When we received the press release I was intrigued why it was written in a way that suggested “What Grandma Built” was being released for the first time. The publicist from Harbour explained: “She did originally launch the book two years ago–I’m sorry, I should have clarified! Michelle self-published “What Grandma Built” two years ago, and because it was so successful then, Harbour Publishing picked it up to launch a new edition of the book (with revised text and a few changes to the illustrations) to keep the book in print and give it a wider audience–one of the benefits of a traditional publisher!”

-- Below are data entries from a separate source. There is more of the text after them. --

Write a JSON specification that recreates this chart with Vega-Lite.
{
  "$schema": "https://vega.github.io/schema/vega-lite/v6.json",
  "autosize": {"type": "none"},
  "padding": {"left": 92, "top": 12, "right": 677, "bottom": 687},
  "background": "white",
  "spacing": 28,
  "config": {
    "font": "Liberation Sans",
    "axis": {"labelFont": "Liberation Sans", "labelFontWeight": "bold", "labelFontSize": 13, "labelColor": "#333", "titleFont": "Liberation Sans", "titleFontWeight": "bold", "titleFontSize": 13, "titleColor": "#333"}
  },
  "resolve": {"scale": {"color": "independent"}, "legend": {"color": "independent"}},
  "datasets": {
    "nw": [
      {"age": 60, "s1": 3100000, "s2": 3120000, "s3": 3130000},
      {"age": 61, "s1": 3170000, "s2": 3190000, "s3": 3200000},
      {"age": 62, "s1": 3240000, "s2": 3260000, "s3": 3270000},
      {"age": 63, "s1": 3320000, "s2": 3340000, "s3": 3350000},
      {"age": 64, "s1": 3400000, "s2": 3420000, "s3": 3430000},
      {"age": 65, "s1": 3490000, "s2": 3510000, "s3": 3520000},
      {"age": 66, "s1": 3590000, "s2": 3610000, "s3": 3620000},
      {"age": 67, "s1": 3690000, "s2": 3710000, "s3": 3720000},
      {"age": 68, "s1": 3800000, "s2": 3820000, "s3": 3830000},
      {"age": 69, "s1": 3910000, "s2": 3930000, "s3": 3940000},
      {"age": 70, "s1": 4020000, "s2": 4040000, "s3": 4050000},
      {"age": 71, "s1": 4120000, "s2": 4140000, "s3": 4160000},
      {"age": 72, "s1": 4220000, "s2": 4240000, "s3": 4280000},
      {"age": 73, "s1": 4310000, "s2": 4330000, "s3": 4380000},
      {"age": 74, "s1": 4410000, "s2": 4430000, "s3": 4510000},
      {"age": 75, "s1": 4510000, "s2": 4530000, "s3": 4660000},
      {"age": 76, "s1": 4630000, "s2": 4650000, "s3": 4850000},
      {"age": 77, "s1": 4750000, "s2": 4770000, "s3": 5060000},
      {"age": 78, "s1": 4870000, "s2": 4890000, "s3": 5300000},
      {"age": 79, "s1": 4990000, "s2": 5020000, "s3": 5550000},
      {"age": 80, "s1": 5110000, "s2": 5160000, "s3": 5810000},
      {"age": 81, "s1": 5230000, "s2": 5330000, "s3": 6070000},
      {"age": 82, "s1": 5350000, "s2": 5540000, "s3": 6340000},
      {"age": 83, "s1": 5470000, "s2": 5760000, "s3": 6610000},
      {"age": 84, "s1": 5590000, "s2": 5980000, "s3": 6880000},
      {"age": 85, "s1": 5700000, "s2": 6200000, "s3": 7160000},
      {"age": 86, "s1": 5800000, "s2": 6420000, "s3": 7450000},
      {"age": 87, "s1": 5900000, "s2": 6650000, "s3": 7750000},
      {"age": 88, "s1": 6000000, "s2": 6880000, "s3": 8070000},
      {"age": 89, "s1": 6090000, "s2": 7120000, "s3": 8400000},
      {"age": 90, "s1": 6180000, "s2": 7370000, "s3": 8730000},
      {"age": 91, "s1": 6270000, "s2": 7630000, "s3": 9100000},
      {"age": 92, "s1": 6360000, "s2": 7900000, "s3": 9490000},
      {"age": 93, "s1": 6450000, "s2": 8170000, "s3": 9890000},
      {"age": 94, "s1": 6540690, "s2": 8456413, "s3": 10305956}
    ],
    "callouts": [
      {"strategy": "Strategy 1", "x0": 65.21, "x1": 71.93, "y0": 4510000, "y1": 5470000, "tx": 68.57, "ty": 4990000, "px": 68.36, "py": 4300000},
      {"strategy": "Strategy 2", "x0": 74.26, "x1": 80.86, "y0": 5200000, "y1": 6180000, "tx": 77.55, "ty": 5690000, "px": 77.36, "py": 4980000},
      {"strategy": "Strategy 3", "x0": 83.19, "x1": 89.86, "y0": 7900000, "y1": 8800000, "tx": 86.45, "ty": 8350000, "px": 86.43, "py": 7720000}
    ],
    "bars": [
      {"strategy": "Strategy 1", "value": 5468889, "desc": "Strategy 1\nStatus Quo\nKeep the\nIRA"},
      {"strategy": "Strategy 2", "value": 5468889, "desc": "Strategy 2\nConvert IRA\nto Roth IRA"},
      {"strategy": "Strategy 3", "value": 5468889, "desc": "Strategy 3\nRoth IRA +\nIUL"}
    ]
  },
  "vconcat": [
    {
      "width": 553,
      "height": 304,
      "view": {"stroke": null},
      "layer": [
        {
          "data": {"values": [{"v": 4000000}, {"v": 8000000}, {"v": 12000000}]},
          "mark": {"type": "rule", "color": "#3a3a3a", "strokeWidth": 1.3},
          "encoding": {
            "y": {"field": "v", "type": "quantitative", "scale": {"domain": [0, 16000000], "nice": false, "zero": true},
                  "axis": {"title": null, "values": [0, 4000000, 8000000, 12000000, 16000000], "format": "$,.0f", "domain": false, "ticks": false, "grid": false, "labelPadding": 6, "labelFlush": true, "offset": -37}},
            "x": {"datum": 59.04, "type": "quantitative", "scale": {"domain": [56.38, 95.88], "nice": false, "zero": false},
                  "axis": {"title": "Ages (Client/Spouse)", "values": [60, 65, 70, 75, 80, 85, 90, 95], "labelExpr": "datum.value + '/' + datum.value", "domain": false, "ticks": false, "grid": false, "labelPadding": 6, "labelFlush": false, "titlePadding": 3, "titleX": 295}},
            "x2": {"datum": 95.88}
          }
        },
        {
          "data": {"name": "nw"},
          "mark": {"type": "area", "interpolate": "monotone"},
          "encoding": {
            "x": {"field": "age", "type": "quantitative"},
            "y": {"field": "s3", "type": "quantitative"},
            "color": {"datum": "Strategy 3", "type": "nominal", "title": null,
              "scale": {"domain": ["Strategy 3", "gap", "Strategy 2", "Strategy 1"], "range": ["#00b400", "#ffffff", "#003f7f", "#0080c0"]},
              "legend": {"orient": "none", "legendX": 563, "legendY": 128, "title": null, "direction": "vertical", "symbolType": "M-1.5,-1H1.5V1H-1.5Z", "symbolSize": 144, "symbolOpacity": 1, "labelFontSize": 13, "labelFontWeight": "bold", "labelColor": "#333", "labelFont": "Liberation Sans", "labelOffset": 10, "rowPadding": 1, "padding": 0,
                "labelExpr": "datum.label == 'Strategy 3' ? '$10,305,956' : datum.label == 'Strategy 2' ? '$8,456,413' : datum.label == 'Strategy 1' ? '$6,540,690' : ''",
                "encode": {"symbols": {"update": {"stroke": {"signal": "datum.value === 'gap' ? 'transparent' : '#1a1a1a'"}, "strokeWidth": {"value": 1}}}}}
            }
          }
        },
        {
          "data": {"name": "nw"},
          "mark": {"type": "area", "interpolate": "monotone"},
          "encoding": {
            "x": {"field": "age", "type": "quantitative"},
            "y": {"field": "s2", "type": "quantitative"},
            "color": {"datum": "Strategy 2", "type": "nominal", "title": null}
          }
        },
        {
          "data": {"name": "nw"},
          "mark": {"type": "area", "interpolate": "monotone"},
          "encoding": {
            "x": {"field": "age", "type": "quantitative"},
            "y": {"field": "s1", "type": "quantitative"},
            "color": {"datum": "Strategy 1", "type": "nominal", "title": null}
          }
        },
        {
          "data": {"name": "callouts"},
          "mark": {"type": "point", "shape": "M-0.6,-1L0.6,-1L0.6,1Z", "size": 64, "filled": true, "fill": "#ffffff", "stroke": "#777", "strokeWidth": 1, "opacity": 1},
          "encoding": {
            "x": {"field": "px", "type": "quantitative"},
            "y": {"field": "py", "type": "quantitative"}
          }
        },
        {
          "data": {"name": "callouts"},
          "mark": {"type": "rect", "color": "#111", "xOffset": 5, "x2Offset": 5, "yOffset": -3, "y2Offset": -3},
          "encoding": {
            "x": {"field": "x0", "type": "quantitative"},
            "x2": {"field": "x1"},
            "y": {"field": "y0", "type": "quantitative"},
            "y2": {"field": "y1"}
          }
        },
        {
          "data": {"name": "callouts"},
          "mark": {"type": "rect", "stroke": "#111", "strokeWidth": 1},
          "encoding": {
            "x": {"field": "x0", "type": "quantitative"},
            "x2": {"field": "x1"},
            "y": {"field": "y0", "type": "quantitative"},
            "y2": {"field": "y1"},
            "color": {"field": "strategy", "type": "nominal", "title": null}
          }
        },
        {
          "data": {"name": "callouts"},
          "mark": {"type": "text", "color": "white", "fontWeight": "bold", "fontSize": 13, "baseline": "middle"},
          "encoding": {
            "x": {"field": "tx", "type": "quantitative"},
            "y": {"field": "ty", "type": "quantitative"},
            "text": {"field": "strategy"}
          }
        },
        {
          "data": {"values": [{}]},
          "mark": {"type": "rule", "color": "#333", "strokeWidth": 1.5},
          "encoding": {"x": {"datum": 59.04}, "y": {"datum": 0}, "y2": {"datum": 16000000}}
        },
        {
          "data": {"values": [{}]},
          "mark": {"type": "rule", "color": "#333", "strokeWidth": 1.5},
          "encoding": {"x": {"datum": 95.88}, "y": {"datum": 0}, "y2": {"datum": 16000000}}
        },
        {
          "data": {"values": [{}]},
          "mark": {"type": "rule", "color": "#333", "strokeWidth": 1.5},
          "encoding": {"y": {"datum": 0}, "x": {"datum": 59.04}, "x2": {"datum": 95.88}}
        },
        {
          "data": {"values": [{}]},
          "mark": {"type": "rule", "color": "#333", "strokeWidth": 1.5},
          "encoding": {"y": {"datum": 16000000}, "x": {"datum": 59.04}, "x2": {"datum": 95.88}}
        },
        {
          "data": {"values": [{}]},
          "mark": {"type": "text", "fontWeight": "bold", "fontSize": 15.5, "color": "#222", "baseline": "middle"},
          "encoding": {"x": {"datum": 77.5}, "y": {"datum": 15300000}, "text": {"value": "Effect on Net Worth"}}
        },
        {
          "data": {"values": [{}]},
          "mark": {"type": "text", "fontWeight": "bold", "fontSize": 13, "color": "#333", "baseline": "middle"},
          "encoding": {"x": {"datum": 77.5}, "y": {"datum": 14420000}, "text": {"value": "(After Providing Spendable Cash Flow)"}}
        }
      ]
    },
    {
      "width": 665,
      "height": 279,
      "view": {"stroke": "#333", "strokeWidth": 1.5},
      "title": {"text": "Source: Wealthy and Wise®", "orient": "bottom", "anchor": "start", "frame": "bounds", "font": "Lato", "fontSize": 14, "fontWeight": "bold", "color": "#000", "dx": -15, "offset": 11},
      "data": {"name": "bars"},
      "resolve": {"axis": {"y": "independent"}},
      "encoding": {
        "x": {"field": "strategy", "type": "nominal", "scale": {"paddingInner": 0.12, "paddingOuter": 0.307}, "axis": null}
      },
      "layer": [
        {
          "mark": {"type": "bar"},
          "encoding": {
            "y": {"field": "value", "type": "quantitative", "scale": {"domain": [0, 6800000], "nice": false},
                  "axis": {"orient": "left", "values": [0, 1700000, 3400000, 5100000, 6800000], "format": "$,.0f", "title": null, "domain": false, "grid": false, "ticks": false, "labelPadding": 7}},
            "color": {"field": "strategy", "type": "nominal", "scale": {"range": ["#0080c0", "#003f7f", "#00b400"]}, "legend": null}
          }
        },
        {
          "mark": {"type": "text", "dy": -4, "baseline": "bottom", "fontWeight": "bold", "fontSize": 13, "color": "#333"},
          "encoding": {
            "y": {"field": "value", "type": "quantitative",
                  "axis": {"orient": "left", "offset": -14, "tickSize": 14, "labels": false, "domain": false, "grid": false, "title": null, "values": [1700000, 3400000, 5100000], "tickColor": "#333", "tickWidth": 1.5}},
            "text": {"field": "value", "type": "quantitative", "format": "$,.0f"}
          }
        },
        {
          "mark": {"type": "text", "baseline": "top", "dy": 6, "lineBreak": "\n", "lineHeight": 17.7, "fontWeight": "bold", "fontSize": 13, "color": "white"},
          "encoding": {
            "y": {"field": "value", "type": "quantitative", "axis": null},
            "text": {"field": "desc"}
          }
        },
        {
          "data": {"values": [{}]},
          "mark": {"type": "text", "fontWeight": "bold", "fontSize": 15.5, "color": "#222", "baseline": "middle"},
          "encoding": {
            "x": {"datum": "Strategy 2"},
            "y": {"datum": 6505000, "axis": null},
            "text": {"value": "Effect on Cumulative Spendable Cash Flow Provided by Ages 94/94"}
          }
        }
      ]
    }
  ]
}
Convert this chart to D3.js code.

I contacted Michelle Gilman to try to find out what led to the book’s being re-launched by a major publishing house. I also asked her whether the new version of the book differed in any way from the original version.
Michele wrote back:
“I was quite blown away by the response/sales of ‘What Grandma Built’. In a short period of time, approximately 15 months, I sold nearly 800 books. They were sold by bookstores: Kidsbooks, Hager books and Book Warehouse in Vancouver and McNally Robinson in Winnipeg. I worked with Arbor Funeral Homes who bought books directly from me and gave them out as part of their funeral package. And, I sold directly through my website. I donated the book sales to the Canadian Cancer Society, specifically to Camp Goodtimes which is a summer camp for kids and families both battling and recovering from cancer. My proceeds will still be donated to the camp where I am actively involved.
“I was contacted by a fantastic literary agent, Brian Wood, who heard about the book and asked me if I would consider selling it to a publishing house. At that point, I felt ready to let go, and was open to the changes I knew a publishing house would like to do in order for the book to fit their catalogue. Brian sold the book to Harbour Publishing.
“Upon meeting with Anna from Harbour Publishing, she asked me if there were any changes I wanted to make to the book. I told her I was sorry I didn’t have baby loons in the illustrations because the adult loons were so featured throughout the first version of the book. I always felt badly that after the Mom loon died, the Dad was left alone which I felt contradicted the message of the book. In that same meeting, she told me they’d like to change the word cathedral (which referred to Grandma’s house) and we discussed other options and agreed we both liked the word castle. Those were the two main changes (as well as word choices and grammar that I overlooked). It was really a fun process and the team at Harbour included me every step of the way.
“Harbour also describes the book as a whimsical take on the difference between a house and a home. They changed the entire focus of the book from being a book about death (which I thought it was) to a book celebrating life and family. “

Michele also noted that “I am working on two books now. Every time I get close to thinking I’m almost done, my editor sends me back to the drawing board. It’s a long hard process to write a children’s book; to tell an entire story with a lesson in roughly 700 words. Every word counts. I’m not done, but hopefully I will be by this summer.”

No doubt, considering the huge crowd Michelle drew to her original book launch at McNally Robinson two years ago, there will be another large crowd on April 10.